■ **WHAT THE TASK REQUIRES**:
Check every line below for the word "matplotlib" and copy each one that has it.

■ **RECORDS**:
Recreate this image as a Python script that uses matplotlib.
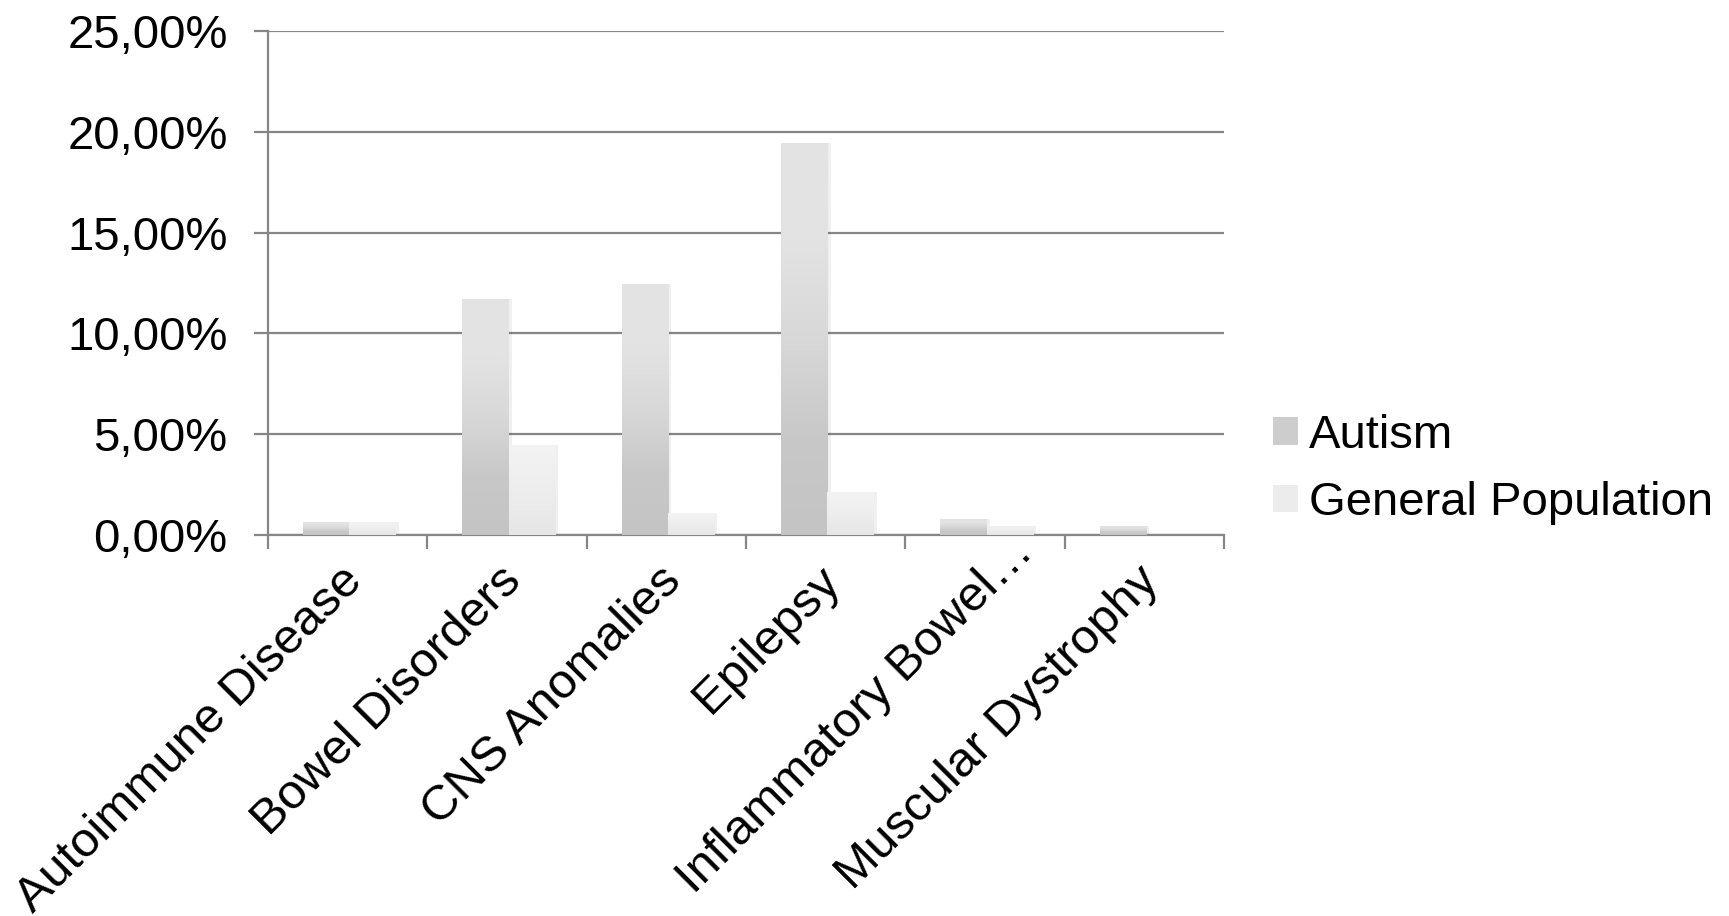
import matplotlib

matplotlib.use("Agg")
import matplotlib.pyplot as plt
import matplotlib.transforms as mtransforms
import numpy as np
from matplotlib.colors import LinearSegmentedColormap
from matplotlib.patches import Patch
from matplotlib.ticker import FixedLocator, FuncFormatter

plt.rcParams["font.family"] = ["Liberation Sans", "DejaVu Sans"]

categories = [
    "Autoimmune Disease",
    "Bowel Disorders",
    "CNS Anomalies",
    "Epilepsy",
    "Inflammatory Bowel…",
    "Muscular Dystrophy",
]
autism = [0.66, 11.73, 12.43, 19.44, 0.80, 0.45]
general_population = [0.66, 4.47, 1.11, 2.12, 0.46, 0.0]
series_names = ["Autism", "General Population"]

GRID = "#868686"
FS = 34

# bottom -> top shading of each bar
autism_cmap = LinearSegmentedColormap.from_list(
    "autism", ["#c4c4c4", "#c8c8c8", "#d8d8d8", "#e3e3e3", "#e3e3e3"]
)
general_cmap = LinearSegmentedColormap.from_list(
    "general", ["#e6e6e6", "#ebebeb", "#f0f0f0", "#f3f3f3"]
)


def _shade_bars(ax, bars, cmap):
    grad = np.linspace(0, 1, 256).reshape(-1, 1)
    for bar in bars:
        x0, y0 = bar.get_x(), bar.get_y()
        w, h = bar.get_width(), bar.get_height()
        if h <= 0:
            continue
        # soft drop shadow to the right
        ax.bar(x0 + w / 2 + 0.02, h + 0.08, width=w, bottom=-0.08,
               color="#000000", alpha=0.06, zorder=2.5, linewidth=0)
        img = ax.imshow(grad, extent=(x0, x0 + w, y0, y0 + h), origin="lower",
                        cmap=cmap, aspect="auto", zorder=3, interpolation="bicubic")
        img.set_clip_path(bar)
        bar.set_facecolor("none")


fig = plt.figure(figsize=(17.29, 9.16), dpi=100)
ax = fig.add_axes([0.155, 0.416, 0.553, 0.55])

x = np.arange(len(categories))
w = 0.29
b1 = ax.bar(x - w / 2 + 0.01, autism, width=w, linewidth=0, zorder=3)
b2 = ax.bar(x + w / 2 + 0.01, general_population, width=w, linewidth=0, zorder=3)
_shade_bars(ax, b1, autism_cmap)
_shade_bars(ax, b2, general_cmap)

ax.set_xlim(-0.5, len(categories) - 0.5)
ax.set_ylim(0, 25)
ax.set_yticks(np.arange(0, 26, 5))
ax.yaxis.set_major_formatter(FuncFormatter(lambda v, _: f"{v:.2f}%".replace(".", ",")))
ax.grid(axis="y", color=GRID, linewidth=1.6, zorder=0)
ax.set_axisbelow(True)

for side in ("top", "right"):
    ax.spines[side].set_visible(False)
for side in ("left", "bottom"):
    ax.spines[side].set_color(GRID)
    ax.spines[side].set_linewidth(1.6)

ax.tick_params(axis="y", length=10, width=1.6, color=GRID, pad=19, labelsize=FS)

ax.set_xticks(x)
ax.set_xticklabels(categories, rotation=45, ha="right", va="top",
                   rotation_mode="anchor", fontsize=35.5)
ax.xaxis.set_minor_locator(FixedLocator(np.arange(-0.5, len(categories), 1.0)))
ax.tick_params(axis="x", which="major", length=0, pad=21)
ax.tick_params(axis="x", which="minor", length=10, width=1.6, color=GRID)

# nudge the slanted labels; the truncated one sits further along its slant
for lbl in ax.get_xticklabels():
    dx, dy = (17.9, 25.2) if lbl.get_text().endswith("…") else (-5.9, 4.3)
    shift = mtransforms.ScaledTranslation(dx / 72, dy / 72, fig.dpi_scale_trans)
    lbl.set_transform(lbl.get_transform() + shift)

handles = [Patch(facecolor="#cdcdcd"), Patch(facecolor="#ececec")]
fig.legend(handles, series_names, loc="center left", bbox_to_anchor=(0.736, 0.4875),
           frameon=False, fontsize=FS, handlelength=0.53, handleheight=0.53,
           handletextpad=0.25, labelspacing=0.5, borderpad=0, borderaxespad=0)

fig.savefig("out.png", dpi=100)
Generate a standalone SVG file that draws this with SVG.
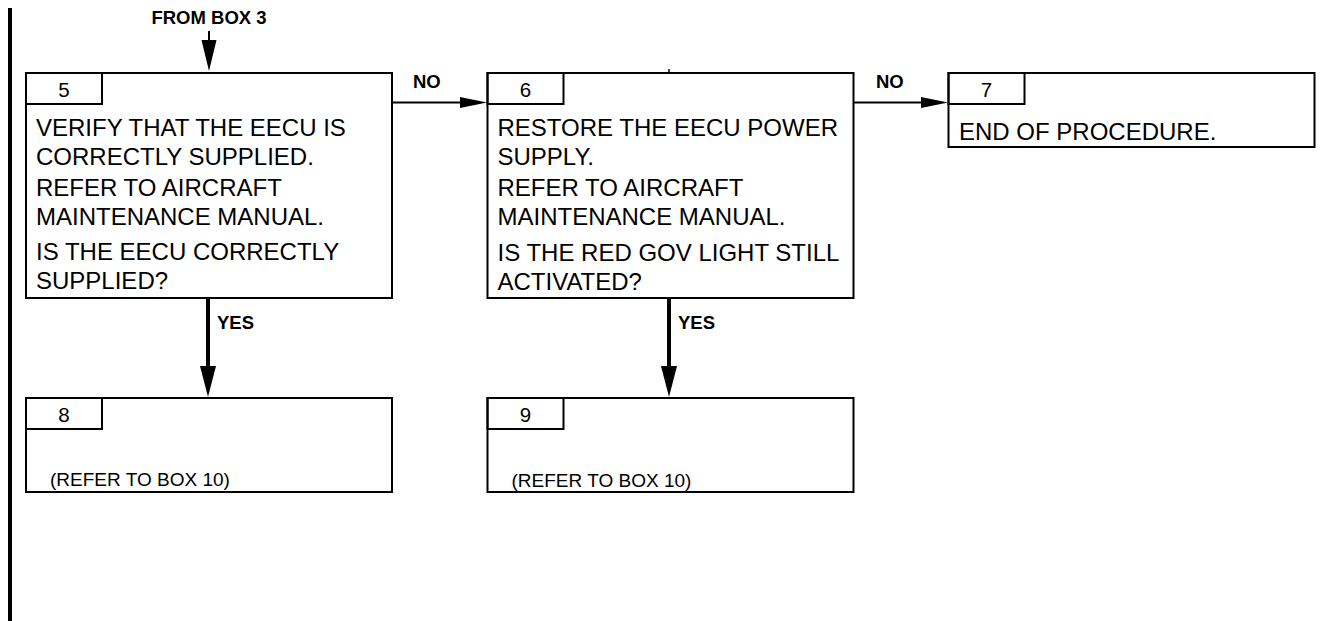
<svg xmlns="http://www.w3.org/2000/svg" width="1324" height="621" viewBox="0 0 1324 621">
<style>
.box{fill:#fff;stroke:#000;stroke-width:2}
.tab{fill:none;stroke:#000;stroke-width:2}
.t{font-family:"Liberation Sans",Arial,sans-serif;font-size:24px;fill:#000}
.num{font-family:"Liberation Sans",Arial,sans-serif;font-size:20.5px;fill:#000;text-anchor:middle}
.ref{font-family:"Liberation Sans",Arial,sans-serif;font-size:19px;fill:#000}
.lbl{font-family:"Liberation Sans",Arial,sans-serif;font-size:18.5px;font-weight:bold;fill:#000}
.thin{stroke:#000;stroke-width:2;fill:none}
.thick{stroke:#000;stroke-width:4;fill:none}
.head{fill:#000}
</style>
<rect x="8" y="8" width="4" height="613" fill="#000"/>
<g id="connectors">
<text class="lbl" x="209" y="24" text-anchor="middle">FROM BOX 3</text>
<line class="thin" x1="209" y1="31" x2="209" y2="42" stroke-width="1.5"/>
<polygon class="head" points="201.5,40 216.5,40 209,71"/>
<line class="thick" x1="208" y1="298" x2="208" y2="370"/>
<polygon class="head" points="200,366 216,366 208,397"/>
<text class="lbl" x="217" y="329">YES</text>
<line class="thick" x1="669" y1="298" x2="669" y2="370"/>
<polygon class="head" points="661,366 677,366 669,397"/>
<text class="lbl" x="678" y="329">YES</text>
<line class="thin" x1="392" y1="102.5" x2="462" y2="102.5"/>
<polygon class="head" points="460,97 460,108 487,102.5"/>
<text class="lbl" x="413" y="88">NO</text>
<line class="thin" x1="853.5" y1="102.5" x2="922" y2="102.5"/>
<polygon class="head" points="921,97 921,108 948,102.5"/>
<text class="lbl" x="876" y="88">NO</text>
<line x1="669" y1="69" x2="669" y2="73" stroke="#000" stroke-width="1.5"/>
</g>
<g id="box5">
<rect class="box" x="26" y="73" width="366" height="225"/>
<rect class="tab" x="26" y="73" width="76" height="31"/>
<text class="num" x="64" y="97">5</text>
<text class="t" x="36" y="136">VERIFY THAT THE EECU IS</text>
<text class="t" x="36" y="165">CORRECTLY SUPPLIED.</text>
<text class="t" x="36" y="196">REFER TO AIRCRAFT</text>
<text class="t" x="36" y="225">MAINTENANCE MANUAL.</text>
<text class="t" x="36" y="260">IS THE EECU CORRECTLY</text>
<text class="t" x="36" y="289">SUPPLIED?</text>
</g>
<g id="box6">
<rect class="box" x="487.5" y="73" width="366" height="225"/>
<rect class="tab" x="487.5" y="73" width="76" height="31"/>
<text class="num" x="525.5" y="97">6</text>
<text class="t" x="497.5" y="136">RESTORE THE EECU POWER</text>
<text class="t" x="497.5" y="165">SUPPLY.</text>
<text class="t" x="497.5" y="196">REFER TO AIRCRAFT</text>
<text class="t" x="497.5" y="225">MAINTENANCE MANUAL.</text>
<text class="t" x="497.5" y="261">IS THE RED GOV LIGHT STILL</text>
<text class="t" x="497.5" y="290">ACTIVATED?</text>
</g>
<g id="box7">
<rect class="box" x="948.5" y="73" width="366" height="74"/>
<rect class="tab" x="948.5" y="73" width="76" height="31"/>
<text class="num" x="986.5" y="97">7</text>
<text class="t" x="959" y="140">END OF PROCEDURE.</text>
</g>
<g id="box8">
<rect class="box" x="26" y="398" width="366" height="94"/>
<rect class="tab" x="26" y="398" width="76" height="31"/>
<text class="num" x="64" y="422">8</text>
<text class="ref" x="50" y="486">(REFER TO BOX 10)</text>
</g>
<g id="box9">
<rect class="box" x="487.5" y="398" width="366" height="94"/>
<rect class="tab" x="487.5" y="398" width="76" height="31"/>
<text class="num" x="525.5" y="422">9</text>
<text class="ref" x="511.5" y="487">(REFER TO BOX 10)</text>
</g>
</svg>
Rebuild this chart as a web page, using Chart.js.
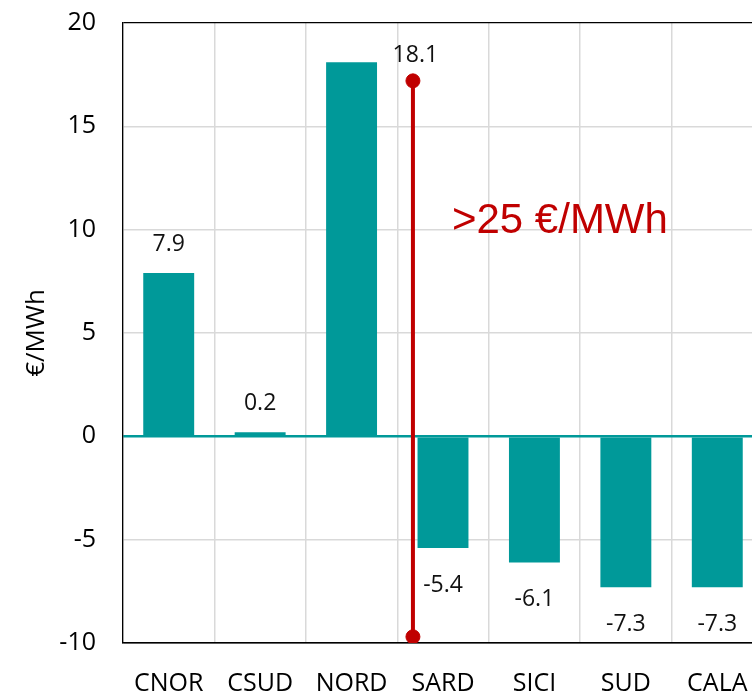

■ **WORKED SOLUTION**:
Recreate this image as a Python script that uses matplotlib.
import matplotlib
matplotlib.use("Agg")
import matplotlib.pyplot as plt
import matplotlib.transforms as mtransforms
from matplotlib.colors import LinearSegmentedColormap
from matplotlib.patches import Patch
from matplotlib.ticker import FixedLocator, FuncFormatter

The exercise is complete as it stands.